The episode is the first to feature Christian Shephard, but he is not portrayed by John Terry, who had not been cast yet. Late into writing, the producers decided to start setting up Sayid's backstory by introducing the pictures of Nadia. The scenes where Sayid looks at the photos were reshot when production of "Solitary" began and Andrea Gabriel was selected for the role, as the original pictures depicted a different actress.

==Themes and analysis==
Robert Dougherty writes that the episode possesses similar themes to "Tabula Rasa" – "Walkabout" is about "being able to overcome the past and start over." It presents the dichotomy seen in much of the series; while Jack is a man of science, Locke is a man of faith. Lindelof discussed that since Locke's healing was interpreted by the character as a religious experience, "this character had been presented as this very sort of mystical figure moving forward".

==Reception==
"Walkabout" received a 6.5 in the ages 18–49 demographic in the Nielsen ratings. The episode was watched by 18.16 million viewers, an improvement of 1.6 million over the previous episode, "Tabula Rasa".

Reviews for the episode were positive. Chris Carabott of IGN in his "flashback reviews" gave "Walkabout" a 9.5/10, stating that "Terry O'Quinn puts in an exceptional performance", and commenting that showing Locke, who "seemed like a confident and resourceful man with a mysterious and intriguing past", to be a "shell of a human being that is trying desperately to find his place in the world" was "a perfect juxtaposition of the differences between Locke off and on the island". He also praised the supporting stories, claiming that "Matthew Fox does a great job of playing the uneasy leader" as Jack Shephard and that the Shannon-Charlie storyline "does supply a little comic relief". Ryan Mcgee of Zap2it described the revelation that Locke was a paraplegic as being "one of the show's signature moments", and commented that the episode "cemented the show as 'Must-See TV'" and was "a five-star effort."

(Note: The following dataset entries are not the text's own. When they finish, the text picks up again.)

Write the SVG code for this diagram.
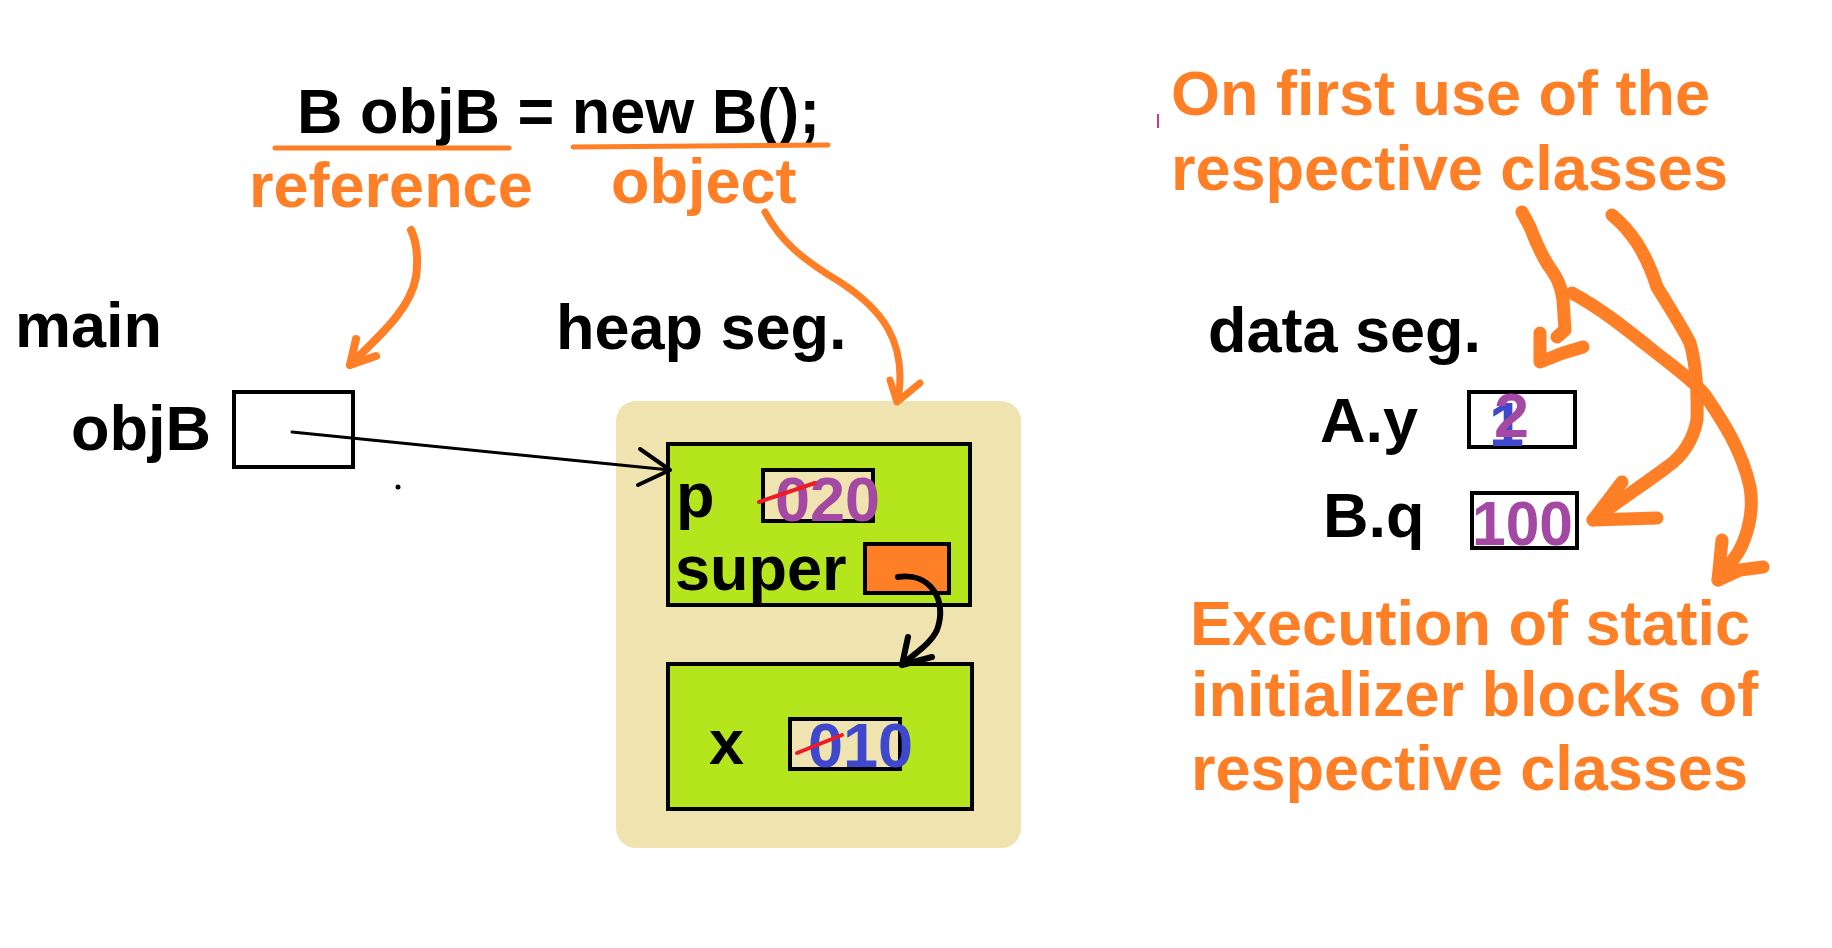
<svg xmlns="http://www.w3.org/2000/svg" width="1832" height="948" viewBox="0 0 1832 948">
<defs>
<style>
text{font-family:"Liberation Sans",Arial,sans-serif;font-weight:bold;font-size:63px}
.k{fill:#000}
.o{fill:#FF7F27}
.pu{fill:#A349A4}
.bl{fill:#3F48CC}
.box{stroke:#000;stroke-width:4}
.or{fill:none;stroke:#FF7F27;stroke-linecap:round;stroke-linejoin:round}
.bk{fill:none;stroke:#000;stroke-linecap:round;stroke-linejoin:round}
.strike{stroke:#ED1C24;stroke-width:4;stroke-linecap:round}
</style>
</defs>
<rect width="1832" height="948" fill="#fff"/>

<g id="code">
<text class="k" x="297" y="133">B objB = new B();</text>
<line x1="275" y1="148" x2="509" y2="148" stroke="#FF7F27" stroke-width="5" stroke-linecap="round"/>
<path d="M573,147 L700,146 L828,145" fill="none" stroke="#FF7F27" stroke-width="5" stroke-linecap="round"/>
<text class="o" x="249" y="207">reference</text>
<text class="o" x="611" y="203">object</text>
</g>

<g id="main">
<text class="k" x="15" y="347">main</text>
<text class="k" x="71" y="450">objB</text>
<rect class="box" x="234" y="392" width="119" height="75" fill="#fff"/>
<circle cx="398" cy="487" r="2.5" fill="#000"/>
</g>

<g id="heap">
<text class="k" x="556" y="349">heap seg.</text>
<rect x="616" y="401" width="405" height="447" rx="20" fill="#EFE4B0"/>
<g id="objectB">
<rect class="box" x="668" y="444" width="302" height="161" fill="#B5E61D"/>
<text class="k" x="676" y="517">p</text>
<rect class="box" x="763" y="470" width="110" height="51" fill="#EFE4B0"/>
<text class="pu" x="775" y="521" font-size="65">020</text>
<line class="strike" x1="759" y1="502" x2="815" y2="483"/>
<text class="k" x="675" y="590">super</text>
<rect class="box" x="865" y="544" width="84" height="49" fill="#FF7F27"/>
</g>
<g id="objectA">
<rect class="box" x="668" y="664" width="304" height="145" fill="#B5E61D"/>
<text class="k" x="709" y="764">x</text>
<rect class="box" x="790" y="719" width="110" height="50" fill="#EFE4B0"/>
<text class="bl" x="808" y="767" font-size="64">010</text>
<line class="strike" x1="797" y1="753" x2="842" y2="735"/>
</g>
</g>

<g id="dataseg">
<text class="k" x="1208" y="352">data seg.</text>
<text class="k" x="1320" y="442">A.y</text>
<rect class="box" x="1469" y="392" width="106" height="55" fill="#fff"/>
<text class="bl" x="1489" y="446" font-size="58">1</text>
<text class="pu" x="1494" y="437">2</text>
<text class="k" x="1323" y="537">B.q</text>
<rect class="box" x="1472" y="493" width="105" height="55" fill="#fff"/>
<text class="pu" x="1472" y="545" font-size="66" textLength="101" lengthAdjust="spacingAndGlyphs">100</text>
</g>

<g id="notes">
<text class="o" x="1171" y="115">On first use of the</text>
<text class="o" x="1171" y="190">respective classes</text>
<line x1="1158" y1="114" x2="1158" y2="128" stroke="#C04090" stroke-width="2"/>
<text class="o" x="1190" y="645">Execution of static</text>
<text class="o" x="1191" y="716">initializer blocks of</text>
<text class="o" x="1191" y="790">respective classes</text>
</g>

<g id="connectors">
<path class="or" stroke-width="8" d="M411,230 C418,245 418,262 416,277 C410,310 380,335 350,365"/>
<path class="or" stroke-width="8" d="M356,339 L350,365 L376,356"/>
<path class="or" stroke-width="7" d="M765,212 C780,240 800,258 840,282 C880,308 908,340 898,400"/>
<path class="or" stroke-width="7" d="M890,380 L897,402 L920,383"/>
<path class="bk" stroke-width="3" d="M292,432 L670,470"/>
<path class="bk" stroke-width="4" d="M640,449 L670,470 L638,485"/>
<path class="bk" stroke-width="6" d="M898,577 C930,572 948,600 937,630 C930,645 912,655 902,665"/>
<path class="bk" stroke-width="6" d="M908,637 L902,665 L932,657"/>
<path class="or" stroke-width="13" d="M1522,212 L1530,227 C1535,240 1540,252 1548,265 C1555,275 1561,283 1563,300 L1565,330 L1557,337"/>
<path class="or" stroke-width="13" d="M1540,333 L1540,362 L1563,353 L1583,347"/>
<path class="or" stroke-width="13" d="M1572,293 C1600,308 1625,328 1650,348 C1675,368 1695,382 1705,395 C1722,420 1742,450 1750,487 C1755,515 1745,545 1733,560 L1718,580"/>
<path class="or" stroke-width="13" d="M1722,540 L1718,580 L1740,570 L1763,567"/>
<path class="or" stroke-width="13" d="M1612,215 C1630,230 1645,250 1657,287 C1668,305 1684,330 1690,343 C1695,360 1698,380 1697,420 C1692,445 1680,458 1667,467 C1650,480 1620,500 1593,520"/>
<path class="or" stroke-width="13" d="M1622,482 L1593,520 L1657,518"/>
</g>
</svg>
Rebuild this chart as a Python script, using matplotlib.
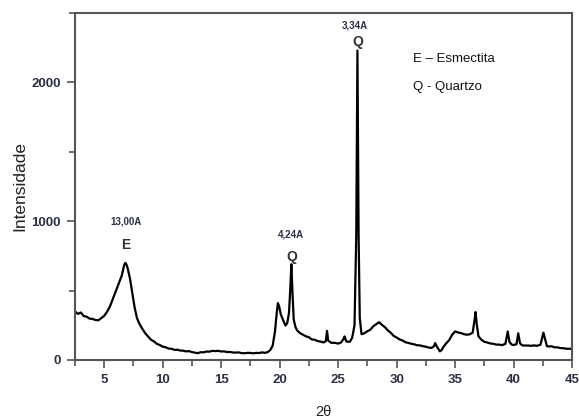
import matplotlib
matplotlib.use("Agg")
import matplotlib.pyplot as plt
from matplotlib.ticker import MultipleLocator

plt.rcParams['font.family'] = ['Liberation Sans', 'DejaVu Sans']

two_theta = [2.5, 2.75, 3.0, 3.25, 3.5, 3.75, 4.0, 4.25, 4.5, 4.75, 5.0, 5.25, 5.5, 5.75,
             6.0, 6.25, 6.5, 6.7, 6.8, 6.9, 7.0, 7.2, 7.4, 7.6, 7.8, 8.0, 8.25, 8.5, 8.75,
             9.0, 9.25, 9.5, 9.75, 10.0, 10.25, 10.5, 10.75, 11.0, 11.25, 11.5, 11.75,
             12.0, 12.25, 12.5, 12.75, 13.0, 13.25, 13.5, 13.75, 14.0, 14.25, 14.5, 14.75,
             15.0, 15.25, 15.5, 15.75, 16.0, 16.25, 16.5, 16.75, 17.0, 17.25, 17.5, 17.75,
             18.0, 18.25, 18.5, 18.75, 19.0, 19.2, 19.4, 19.6, 19.75, 19.85, 19.95, 20.1,
             20.3, 20.5, 20.65, 20.8, 20.9, 21.0, 21.1, 21.2, 21.35, 21.5, 21.75, 22.0,
             22.25, 22.5, 22.75, 23.0, 23.25, 23.5, 23.75, 23.95, 24.05, 24.15, 24.4, 24.75,
             25.0, 25.25, 25.45, 25.55, 25.7, 26.0, 26.2, 26.4, 26.55, 26.65, 26.75, 26.85,
             27.0, 27.25, 27.5, 27.75, 28.0, 28.25, 28.5, 28.75, 29.0, 29.25, 29.5, 29.75,
             30.0, 30.25, 30.5, 30.75, 31.0, 31.25, 31.5, 31.75, 32.0, 32.25, 32.5, 32.75,
             33.0, 33.2, 33.3, 33.45, 33.7, 33.85, 34.0, 34.25, 34.5, 34.75, 35.0, 35.25,
             35.5, 35.75, 36.0, 36.25, 36.5, 36.65, 36.75, 36.85, 37.0, 37.25, 37.5, 37.75,
             38.0, 38.25, 38.5, 38.75, 39.0, 39.3, 39.5, 39.65, 39.85, 40.0, 40.25, 40.4,
             40.55, 40.75, 41.0, 41.25, 41.5, 41.75, 42.0, 42.3, 42.55, 42.7, 42.85, 43.0,
             43.25, 43.5, 43.75, 44.0, 44.25, 44.5, 44.75, 45.0]

intensity = [350, 332, 342, 316, 312, 298, 296, 288, 286, 302, 318, 348, 388, 444,
             498, 553, 608, 682, 700, 688, 662, 588, 482, 378, 302, 262, 226, 193, 170,
             146, 134, 116, 108, 96, 92, 82, 81, 73, 74, 68, 67,
             62, 64, 57, 53, 49, 56, 55, 61, 60, 66, 64, 66,
             61, 62, 57, 58, 54, 53, 55, 49, 49, 51, 51, 48,
             51, 50, 55, 51, 58, 72, 102, 205, 340, 410, 388, 328,
             286, 248, 266, 340, 500, 690, 478, 292, 238, 212, 193, 182,
             170, 164, 148, 146, 136, 133, 126, 136, 210, 140, 124, 123,
             118, 126, 150, 170, 133, 131, 160, 250, 900, 2230, 900, 300,
             186, 193, 207, 218, 242, 258, 272, 253, 236, 213, 196, 173,
             162, 148, 141, 128, 123, 117, 113, 106, 105, 99, 96, 89,
             87, 100, 122, 95, 62, 72, 94, 121, 144, 182, 206, 198,
             194, 186, 182, 185, 196, 280, 345, 258, 170, 146, 131, 126,
             119, 117, 111, 111, 107, 116, 205, 130, 110, 108, 114, 192,
             120, 105, 104, 104, 102, 105, 102, 110, 197, 150, 100, 97,
             99, 91, 91, 86, 85, 81, 81, 79]

fig = plt.figure(figsize=(5.79, 4.18), dpi=100)
ax = fig.add_axes([0.1295, 0.1388, 0.8585, 0.8302])
ax.plot(two_theta, intensity, color='black', linewidth=1.6)

ax.set_xlim(2.5, 45)
ax.set_ylim(0, 2500)
ax.xaxis.set_major_locator(MultipleLocator(5))
ax.xaxis.set_minor_locator(MultipleLocator(2.5))
ax.yaxis.set_major_locator(MultipleLocator(1000))
ax.yaxis.set_minor_locator(MultipleLocator(500))

tick_color = '#2a2f45'
ax.tick_params(axis='both', which='both', direction='out', top=False, right=False,
               colors='#555555', labelcolor=tick_color, labelsize=9.5)
ax.tick_params(which='major', length=6, width=1.2, pad=4)
ax.tick_params(which='minor', length=4, width=1.2)
for lbl in ax.get_xticklabels() + ax.get_yticklabels():
    lbl.set_fontweight('bold')
for sp in ax.spines.values():
    sp.set_color('#555555')
    sp.set_linewidth(1.5)

ax.set_ylabel('Intensidade', fontsize=12.5, color='#222222', labelpad=3)
ax.set_xlabel('2θ', fontsize=10.5, color='#222222', labelpad=14)

ax.text(6.9, 1000, '13,00A', fontsize=7, fontweight='bold', color='#2a2f45',
        ha='center', va='center')
ax.text(6.8, 830, 'E', fontsize=10, fontweight='bold', color='#333333',
        ha='center', va='center')
ax.text(21.0, 905, '4,24A', fontsize=7, fontweight='bold', color='#2a2f45',
        ha='center', va='center')
ax.text(21.0, 740, 'Q', fontsize=10, fontweight='bold', color='#333333',
        ha='center', va='center')
ax.text(26.4, 2410, '3,34A', fontsize=7, fontweight='bold', color='#2a2f45',
        ha='center', va='center')
ax.text(26.7, 2290, 'Q', fontsize=10, fontweight='bold', color='#333333',
        ha='center', va='center')
ax.text(31.4, 2170, 'E – Esmectita', fontsize=9.5, color='#111111', ha='left', va='center')
ax.text(31.4, 1970, 'Q - Quartzo', fontsize=9.5, color='#111111', ha='left', va='center')

fig.savefig('out.png', dpi=100)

Robin Pierson of The TV Critic gave the episode a rating of 86/100, saying that "Walkabout" is an episode "which seems to confirm all the promise of Lost's pilot episodes", and that the episode "both enhances and completely changes how we perceive both Locke and Lost." Dan Kawa of Television Without Pity rated the episode as a 'B'. Emily VanDerWerff of the Los Angeles Times said that 'Walkabout' is one of the most confident episodes a series has ever unveiled that early in its run" and that the episode "cemented more 'Lost' fans than just me, maybe more than any other episode."

David Fury was nominated for an Emmy Award for "Outstanding Writing in a Drama Series" for writing this episode. O'Quinn submitted his work in "Walkabout" and "The Moth" for the Emmy Award for Outstanding Supporting Actor in a Drama Series.

==Significance and legacy==
"Walkabout" comprises a significant chapter in Losts history, persuading viewers of the series' ability to exist in the long term. Viewers learned that the series would be full of surprises and mysteries, and Lindelof even considered it "a litmus test" for viewers, particularly regarding how after a twist like Locke's past, "the show isn't going to openly state what the implications of that are." Entertainment Weekly considered "Walkabout" to be the best episode of Season 1. IGN ranked "Walkabout" as the fifth best Lost episode ever, behind "The Life and Death of Jeremy Bentham", the Pilot, "Through the Looking Glass" and "The Constant". The episode was also featured in similar lists by the Los Angeles Times, TV Guide, National Post, and ABC2. Jason Snell of The Incomparable thought similarly, saying "Skippable? Are you kidding? If you could watch only one first-season episode of "Lost," this might be it."

The episode also shaped how O'Quinn viewed his character, as he was unaware that Locke would be paralyzed until reading the script. To the actor, "Walkabout and the fifth season episode "The Life and Death of Jeremy Bentham" are the two installments which "sort of (summarize) [Locke's] whole trip."